Tonight I moved my servers out of Amazon's cloud and into Linode's. Life on Amazon's cloud has not been simple these past few weeks.
But, wait, you ask - isn't Amazon the first and most prominent cloud provider? And I've never heard of Linode...
That's what I thought for a while. It's what I thought when I first started noticing problems connecting to Amazon's instances - hey, it's probably my fault. So I set up multiple "ping" services to check my web site every 10 minutes to see if it's available. I used Pingdom.com and WasItUp.com. And guess what I found out - it's not me, it's them. Their instances are simply flaky. And incredibly weak.
Let me explain exactly how bad it is. For 2-3 weeks I had the following configuration: 2 load-balanced Amazon instances that serve simple static HTTP pages with Apache. Now, nobody was using them, just to be clear. They were simply there for the purpose of being pinged every 10 minutes.
The result was multiple periods of unavailability lasting a few minutes each every day. My iPhone's SMS inbox was getting full from all the downtime alerts I was getting. This, you might say, is completely unacceptable already, so why the hell did you launch your Alpha on this platform?
Well, I shouldn't have. I should have trusted my own tests.

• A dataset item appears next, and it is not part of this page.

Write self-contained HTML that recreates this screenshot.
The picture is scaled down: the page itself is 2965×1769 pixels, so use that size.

But the straw that really broke the camel's back was on launch today (two days ago). The system came up and lots of people got invitations to log in. After about 30 minutes the connection to Amazon became a 3KBps upload silly-straw. This meant that even relatively simple operations like saving a Gigantt plan with a few hundred work items took 20 seconds, and sometimes it timed out. The servers themselves weren't stressed at all - it was Amazon's network, which is also very flaky. This is even after I moved my servers from east-cost U.S. to their Ireland farm, mind you (I initially suspected that the east-cost might be a bit too far and that the EU farm may improve latency for me).

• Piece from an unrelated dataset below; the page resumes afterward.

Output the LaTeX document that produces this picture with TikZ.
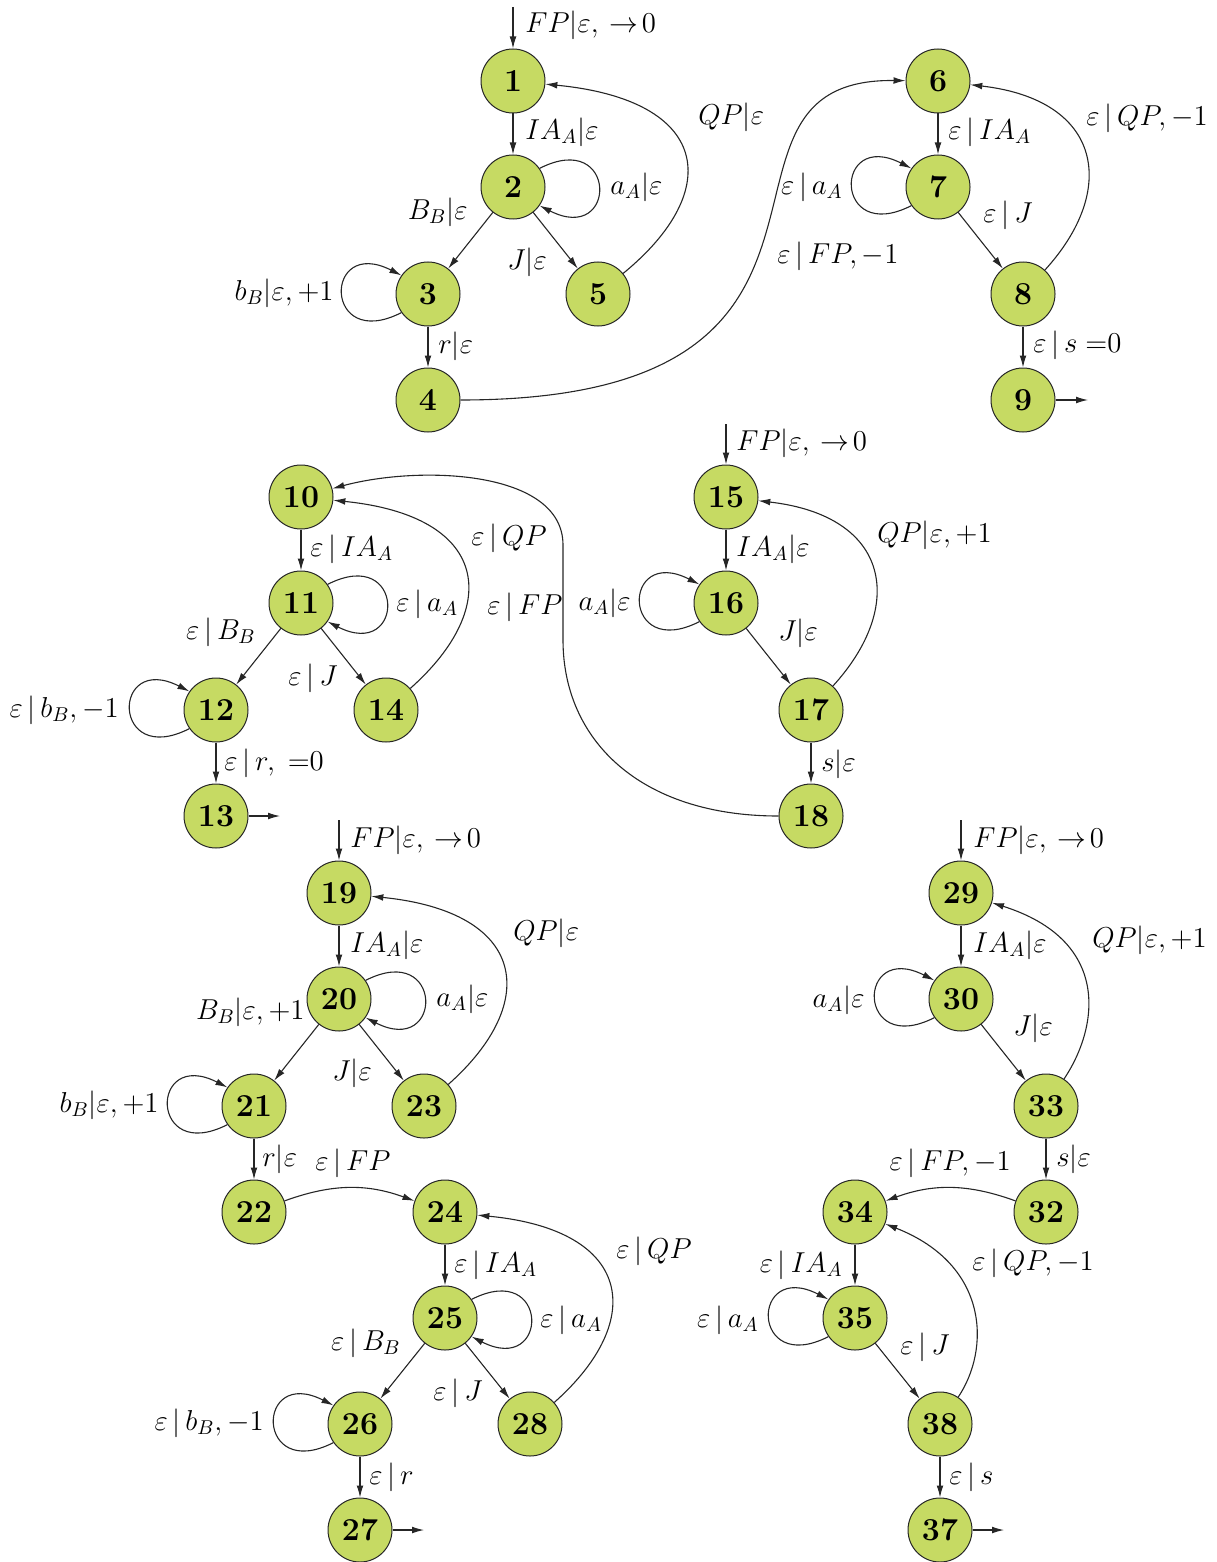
\documentclass[tikz,border=0pt]{standalone}
\usetikzlibrary{arrows.meta}
\definecolor{nodegreen}{RGB}{198,218,99}
\newcommand{\toz}{\:{\rightarrow}\mkern2mu 0}
\begin{document}
\begin{tikzpicture}[x=0.5pt,y=0.5pt,
  st/.style={circle,draw=black!85,fill=nodegreen,minimum size=32pt,inner sep=0pt,line width=0.5pt,font=\fontsize{16}{19}\selectfont\bfseries},
  lab/.style={inner sep=0pt,font=\fontsize{14.7}{17}\selectfont},
  tr/.style={-{Latex[length=6pt,width=3.4pt]},line width=0.55pt,black!85}]
\useasboundingbox (0,0) rectangle (1216,-1562);
% ---------- nodes
\node[st] (n1) at (513,-81) {1};
\node[st] (n2) at (513,-187) {2};
\node[st] (n3) at (428,-294) {3};
\node[st] (n4) at (428,-400) {4};
\node[st] (n5) at (598,-294) {5};
\node[st] (n6) at (938,-81) {6};
\node[st] (n7) at (938,-187) {7};
\node[st] (n8) at (1023,-294) {8};
\node[st] (n9) at (1023,-400) {9};
\node[st] (n10) at (301,-497) {10};
\node[st] (n11) at (301,-603) {11};
\node[st] (n12) at (216,-710) {12};
\node[st] (n13) at (216,-816) {13};
\node[st] (n14) at (386,-710) {14};
\node[st] (n15) at (726,-497) {15};
\node[st] (n16) at (726,-603) {16};
\node[st] (n17) at (811,-710) {17};
\node[st] (n18) at (811,-816) {18};
\node[st] (n19) at (339,-893) {19};
\node[st] (n20) at (339,-999) {20};
\node[st] (n21) at (254,-1106) {21};
\node[st] (n22) at (254,-1212) {22};
\node[st] (n23) at (424,-1106) {23};
\node[st] (n24) at (445,-1212) {24};
\node[st] (n25) at (445,-1318) {25};
\node[st] (n26) at (360,-1424) {26};
\node[st] (n27) at (360,-1530) {27};
\node[st] (n28) at (530,-1424) {28};
\node[st] (n29) at (961,-893) {29};
\node[st] (n30) at (961,-999) {30};
\node[st] (n33) at (1046,-1106) {33};
\node[st] (n32) at (1046,-1212) {32};
\node[st] (n34) at (855,-1212) {34};
\node[st] (n35) at (855,-1318) {35};
\node[st] (n38) at (940,-1424) {38};
\node[st] (n37) at (940,-1530) {37};
% ---------- free ends
\coordinate (s1) at (513,-7);
\coordinate (s15) at (726,-424);
\coordinate (s19) at (339,-820);
\coordinate (s29) at (961,-820);
\coordinate (f9) at (1088,-400);
\coordinate (f13) at (280,-816);
\coordinate (f27) at (424,-1530);
\coordinate (f37) at (1004,-1530);
% ---------- group 1
\draw[tr] (s1) -- (n1);
\draw[tr] (n1) -- (n2);
\draw[tr] (n2.35) .. controls +(27:88) and +(-27:88) .. (n2.-35);
\draw[tr] (n2) -- (n3);
\draw[tr] (n2) -- (n5);
\draw[tr] (n3.-145) .. controls +(-153:88) and +(153:88) .. (n3.145);
\draw[tr] (n3) -- (n4);
\draw[tr] (n5) .. controls (725,-190) and (710,-100) .. (n1);
\draw[tr] (n4) .. controls (910,-400) and (676,-78) .. (n6);
% ---------- group 2
\draw[tr] (n6) -- (n7);
\draw[tr] (n7.-145) .. controls +(-153:88) and +(153:88) .. (n7.145);
\draw[tr] (n7) -- (n8);
\draw[tr] (n8) .. controls (1118,-190) and (1103,-100) .. (n6);
\draw[tr] (n8) -- (n9);
\draw[tr] (n9) -- (f9);
% ---------- group 3
\draw[tr] (n10) -- (n11);
\draw[tr] (n11.35) .. controls +(27:88) and +(-27:88) .. (n11.-35);
\draw[tr] (n11) -- (n12);
\draw[tr] (n11) -- (n14);
\draw[tr] (n12.-145) .. controls +(-153:88) and +(153:88) .. (n12.145);
\draw[tr] (n12) -- (n13);
\draw[tr] (n13) -- (f13);
\draw[tr] (n14) .. controls (503,-606) and (489,-516) .. (n10);
\draw[tr] (n18) .. controls (640,-816) and (563,-740) .. (563,-640) -- (563,-545) .. controls (563,-470) and (420,-465) .. (n10);
% ---------- group 4
\draw[tr] (s15) -- (n15);
\draw[tr] (n15) -- (n16);
\draw[tr] (n16.-145) .. controls +(-153:88) and +(153:88) .. (n16.145);
\draw[tr] (n16) -- (n17);
\draw[tr] (n17) .. controls (906,-606) and (891,-516) .. (n15);
\draw[tr] (n17) -- (n18);
% ---------- group 5
\draw[tr] (s19) -- (n19);
\draw[tr] (n19) -- (n20);
\draw[tr] (n20.35) .. controls +(27:88) and +(-27:88) .. (n20.-35);
\draw[tr] (n20) -- (n21);
\draw[tr] (n20) -- (n23);
\draw[tr] (n21.-145) .. controls +(-153:88) and +(153:88) .. (n21.145);
\draw[tr] (n21) -- (n22);
\draw[tr] (n23) .. controls (541,-1002) and (527,-912) .. (n19);
\draw[tr] (n22) to[bend left=20] (n24);
\draw[tr] (n24) -- (n25);
\draw[tr] (n25.35) .. controls +(27:88) and +(-27:88) .. (n25.-35);
\draw[tr] (n25) -- (n26);
\draw[tr] (n25) -- (n28);
\draw[tr] (n26.-145) .. controls +(-153:88) and +(153:88) .. (n26.145);
\draw[tr] (n26) -- (n27);
\draw[tr] (n27) -- (f27);
\draw[tr] (n28) .. controls (647,-1320) and (633,-1230) .. (n24);
% ---------- group 6
\draw[tr] (s29) -- (n29);
\draw[tr] (n29) -- (n30);
\draw[tr] (n30.-145) .. controls +(-153:88) and +(153:88) .. (n30.145);
\draw[tr] (n30) -- (n33);
\draw[tr] (n33) .. controls (1100,-1025) and (1110,-940) .. (n29);
\draw[tr] (n33) -- (n32);
\draw[tr] (n32) to[bend right=20] (n34);
\draw[tr] (n34) -- (n35);
\draw[tr] (n35.-145) .. controls +(-153:88) and +(153:88) .. (n35.145);
\draw[tr] (n35) -- (n38);
\draw[tr] (n38) .. controls (990,-1350) and (990,-1265) .. (n34);
\draw[tr] (n38) -- (n37);
\draw[tr] (n37) -- (f37);
% ---------- labels
\node[lab,anchor=west] (l1) at (525,-25) {$FP|\varepsilon,\toz$};
\node[lab,anchor=west] (l2) at (525,-132) {$IA_A|\varepsilon$};
\node[lab,anchor=west] (l3) at (610,-187) {$a_A|\varepsilon$};
\node[lab,anchor=east] (l4) at (468,-212) {$B_B|\varepsilon$};
\node[lab] (l5) at (527,-262) {$J|\varepsilon$};
\node[lab,anchor=east] (l6) at (334,-293) {$b_B|\varepsilon,+1$};
\node[lab,anchor=west] (l7) at (438,-346) {$r|\varepsilon$};
\node[lab,anchor=west] (l8) at (698,-117) {$QP|\varepsilon$};
\node[lab,anchor=west] (l9) at (777,-256) {$\varepsilon\,|\,FP,-1$};
\node[lab,anchor=west] (l10) at (948,-132) {$\varepsilon\,|\,IA_A$};
\node[lab,anchor=east] (l11) at (843,-187) {$\varepsilon\,|\,a_A$};
\node[lab] (l12) at (1008,-215) {$\varepsilon\,|\,J$};
\node[lab,anchor=west] (l13) at (1086,-118) {$\varepsilon\,|\,QP,-1$};
\node[lab,anchor=west] (l14) at (1033,-345) {$\varepsilon\,|\,s\;{=}0$};
\node[lab,anchor=west] (l15) at (310,-549) {$\varepsilon\,|\,IA_A$};
\node[lab,anchor=west] (l16) at (396,-604) {$\varepsilon\,|\,a_A$};
\node[lab,anchor=east] (l17) at (256,-632) {$\varepsilon\,|\,B_B$};
\node[lab] (l18) at (313,-678) {$\varepsilon\,|\,J$};
\node[lab,anchor=east] (l19) at (119,-710) {$\varepsilon\,|\,b_B,-1$};
\node[lab,anchor=west] (l20) at (224,-763) {$\varepsilon\,|\,r,\;{=}0$};
\node[lab,anchor=west] (l21) at (471,-538) {$\varepsilon\,|\,QP$};
\node[lab,anchor=west] (l22) at (487,-607) {$\varepsilon\,|\,FP$};
\node[lab,anchor=west] (l23) at (736,-443) {$FP|\varepsilon,\toz$};
\node[lab,anchor=west] (l24) at (736,-549) {$IA_A|\varepsilon$};
\node[lab,anchor=east] (l25) at (631,-603) {$a_A|\varepsilon$};
\node[lab] (l26) at (798,-633) {$J|\varepsilon$};
\node[lab,anchor=west] (l27) at (877,-535) {$QP|\varepsilon,+1$};
\node[lab,anchor=west] (l28) at (821,-764) {$s|\varepsilon$};
\node[lab,anchor=west] (l29) at (350,-840) {$FP|\varepsilon,\toz$};
\node[lab,anchor=west] (l30) at (350,-945) {$IA_A|\varepsilon$};
\node[lab,anchor=west] (l31) at (436,-999) {$a_A|\varepsilon$};
\node[lab,anchor=east] (l32) at (305,-1012) {$B_B|\varepsilon,+1$};
\node[lab] (l33) at (352,-1073) {$J|\varepsilon$};
\node[lab,anchor=east] (l34) at (159,-1105) {$b_B|\varepsilon,+1$};
\node[lab,anchor=west] (l35) at (262,-1159) {$r|\varepsilon$};
\node[lab,anchor=west] (l36) at (513,-933) {$QP|\varepsilon$};
\node[lab,anchor=west] (l37) at (315,-1163) {$\varepsilon\,|\,FP$};
\node[lab,anchor=west] (l38) at (454,-1265) {$\varepsilon\,|\,IA_A$};
\node[lab,anchor=west] (l39) at (540,-1320) {$\varepsilon\,|\,a_A$};
\node[lab,anchor=east] (l40) at (401,-1343) {$\varepsilon\,|\,B_B$};
\node[lab] (l41) at (458,-1393) {$\varepsilon\,|\,J$};
\node[lab,anchor=east] (l42) at (264,-1423) {$\varepsilon\,|\,b_B,-1$};
\node[lab,anchor=west] (l43) at (369,-1477) {$\varepsilon\,|\,r$};
\node[lab,anchor=west] (l44) at (616,-1251) {$\varepsilon\,|\,QP$};
\node[lab,anchor=west] (l45) at (973,-840) {$FP|\varepsilon,\toz$};
\node[lab,anchor=west] (l46) at (973,-945) {$IA_A|\varepsilon$};
\node[lab,anchor=east] (l47) at (865,-1000) {$a_A|\varepsilon$};
\node[lab] (l48) at (1033,-1028) {$J|\varepsilon$};
\node[lab,anchor=west] (l49) at (1092,-940) {$QP|\varepsilon,+1$};
\node[lab,anchor=west] (l50) at (1056,-1159) {$s|\varepsilon$};
\node[lab,anchor=east] (l51) at (1011,-1163) {$\varepsilon\,|\,FP,-1$};
\node[lab,anchor=east] (l52) at (843,-1265) {$\varepsilon\,|\,IA_A$};
\node[lab,anchor=east] (l53) at (759,-1320) {$\varepsilon\,|\,a_A$};
\node[lab] (l54) at (925,-1347) {$\varepsilon\,|\,J$};
\node[lab,anchor=west] (l55) at (972,-1263) {$\varepsilon\,|\,QP,-1$};
\node[lab,anchor=west] (l56) at (949,-1477) {$\varepsilon\,|\,s$};
\end{tikzpicture}
\end{document}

Now that I moved to Linode life seems so much better. I got my own HAProxy, and I don't have to rely on Amazon's weird ELB product for load-balancing. The instances are much much stronger (albeit more costly) - buy, hey, you get what you pay for. And the bandwidth is terrific. Let's just hope it stays like this.
In the process of choosing a cloud provider I tried all the big players: Amazon, GoGrid, Slicehost, Linode and Rackspace (well, I couldn't even finish the signup process on Rackspace, to be honest, it was just so painful, so let's take them out of the list).
I knew Amazon had problems, and yet their reputation made me suspect the situation will be similar on other providers. Even after I tested and compared their availability I hesitated to switch away from Amazon because, well, it worked, most of the time, and I had more urgent things to accomplish. That all changed once my servers stopped working 30 minutes into the launch. I hope I learned my lesson.
I also want to commend Linode's support team. I opened a support ticket within the first hour of signing up and they responded in 5 minutes, and followed up for the next 2 hours to help me sort things out. Excellent customer service. Amazon, btw, has no customer service to speak of (unless you're willing to cough up exorbitant fees).
Bottom line, I hope the transition is smooth and that nobody's experienced any down time at all. If you notice anything fishy please let me know. I'm keeping the Amazon instances on for now, just for backup, until I see everything is nominal.
Thanks, Dima, for telling me about Linode.